Applying the Cramer rule to the instant case we must conclude that the district court erred in failing to determine whether Vanderbilt’s complaint adequately explained why a demand requirement was unnecessary or adequately stated that a demand had been made and refused. If the district court had found Vanderbilt’s complaint satisfactory in this respect, Noah would be excused from the demand as of the time Vanderbilt commenced this action. Therefore, we will reverse the district court’s order dismissing Noah’s complaint on this ground and will remand for the purpose of determining whether the demand requirement of Rule 23.1 was satisfied at the time Vanderbilt filed his complaint.

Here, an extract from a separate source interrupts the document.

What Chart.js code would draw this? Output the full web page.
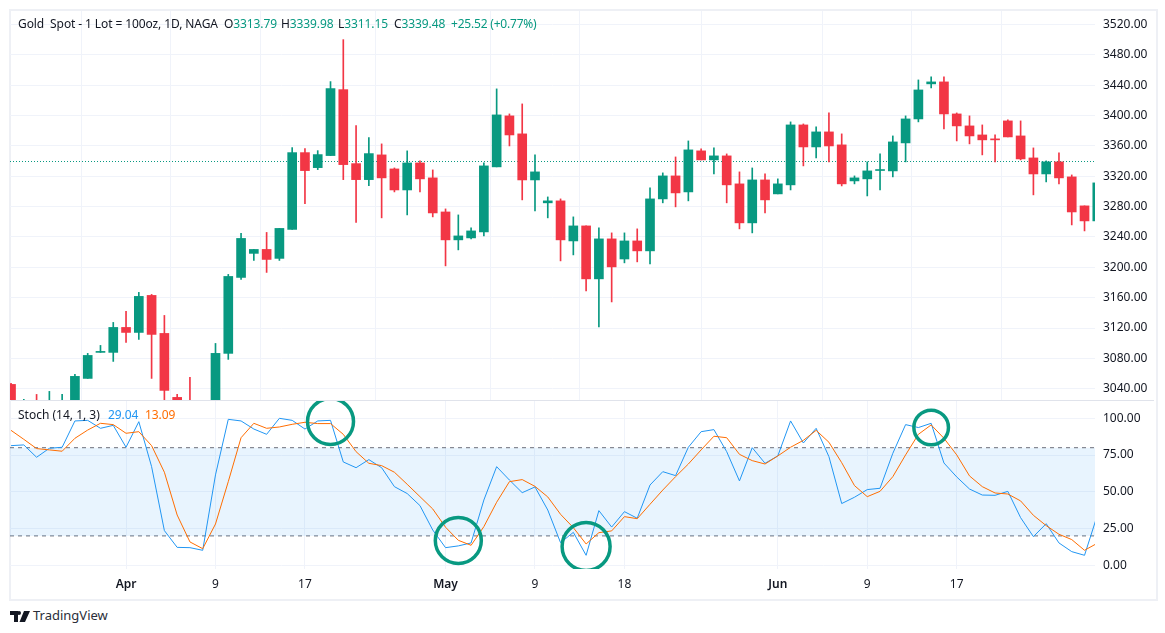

In light of our disposition of this issue we see no purpose in granting appellee’s motion to supplement the record with the report of the independent litigation committee. We will therefore deny appellee’s motion.
For the foregoing reasons, the district court’s order of October 18, 1982 dismissing Vanderbilt’s complaint will be reversed; the district court’s order of February 8, 1983 dismissing Noah’s complaint also will be reversed. Appellees’ motion to supplement the record will be denied. The case will be remanded to the district court for further proceedings consistent with this opinion.
. Oliver DeGray Vanderbilt brought a parallel derivative action in the Delaware Court of Chancery. Vanderbilt v. Geo-Energy, Civil Action No. 82-6780.
. Indeed, appellees’ counsel conceded at oral argument that the district court did not make a finding during the September hearing that Vanderbilt’s interests were antagonistic to those of GRI’s shareholders. Counsel agreed that the court made its findings in its February 8, 1983 memorandum opinion after it had issued its order of October 18, 1982 dismissing Vanderbilt as a derivative plaintiff. Transcript of Oral Argument, September 14, 1983, 16-17.